_Problem requirements_:
Pull out each line of the data that includes the word "this".

_Recorded data_:
---

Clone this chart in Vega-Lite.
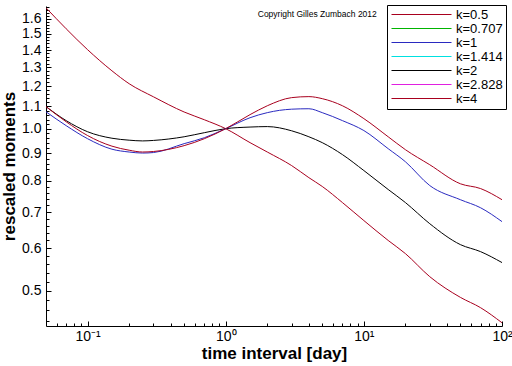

---

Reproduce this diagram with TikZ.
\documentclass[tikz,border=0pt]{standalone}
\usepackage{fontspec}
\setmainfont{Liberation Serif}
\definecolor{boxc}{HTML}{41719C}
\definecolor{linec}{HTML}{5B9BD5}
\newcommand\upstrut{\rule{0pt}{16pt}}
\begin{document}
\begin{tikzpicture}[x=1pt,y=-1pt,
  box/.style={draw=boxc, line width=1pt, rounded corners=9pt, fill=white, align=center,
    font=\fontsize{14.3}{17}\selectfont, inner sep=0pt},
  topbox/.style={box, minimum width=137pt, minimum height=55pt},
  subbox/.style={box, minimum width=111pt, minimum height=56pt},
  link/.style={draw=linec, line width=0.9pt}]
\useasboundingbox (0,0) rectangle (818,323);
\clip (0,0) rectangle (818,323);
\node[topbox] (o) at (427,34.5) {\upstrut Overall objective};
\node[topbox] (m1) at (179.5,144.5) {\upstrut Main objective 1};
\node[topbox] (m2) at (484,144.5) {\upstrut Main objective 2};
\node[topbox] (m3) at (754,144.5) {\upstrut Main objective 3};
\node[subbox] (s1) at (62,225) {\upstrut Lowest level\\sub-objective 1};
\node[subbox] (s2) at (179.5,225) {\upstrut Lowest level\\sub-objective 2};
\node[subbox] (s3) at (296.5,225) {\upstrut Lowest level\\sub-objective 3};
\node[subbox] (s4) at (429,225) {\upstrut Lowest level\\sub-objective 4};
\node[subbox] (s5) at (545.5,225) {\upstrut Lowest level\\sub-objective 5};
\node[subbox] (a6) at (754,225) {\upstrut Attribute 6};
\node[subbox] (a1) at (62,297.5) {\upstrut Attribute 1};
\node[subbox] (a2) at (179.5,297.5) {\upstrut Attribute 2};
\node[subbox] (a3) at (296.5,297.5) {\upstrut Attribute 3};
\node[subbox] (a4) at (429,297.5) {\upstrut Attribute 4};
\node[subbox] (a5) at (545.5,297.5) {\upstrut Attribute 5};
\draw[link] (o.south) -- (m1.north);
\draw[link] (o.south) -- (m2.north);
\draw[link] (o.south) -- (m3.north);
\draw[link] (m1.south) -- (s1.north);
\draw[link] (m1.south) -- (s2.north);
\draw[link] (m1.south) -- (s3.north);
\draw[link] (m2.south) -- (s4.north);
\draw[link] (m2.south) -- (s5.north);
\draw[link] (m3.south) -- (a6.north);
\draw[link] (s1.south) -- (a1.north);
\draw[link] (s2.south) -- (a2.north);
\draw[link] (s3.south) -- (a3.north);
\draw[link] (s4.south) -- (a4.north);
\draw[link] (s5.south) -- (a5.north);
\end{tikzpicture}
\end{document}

---

_Final result_:
Clone this chart in Vega-Lite.
Reproduce this diagram with TikZ.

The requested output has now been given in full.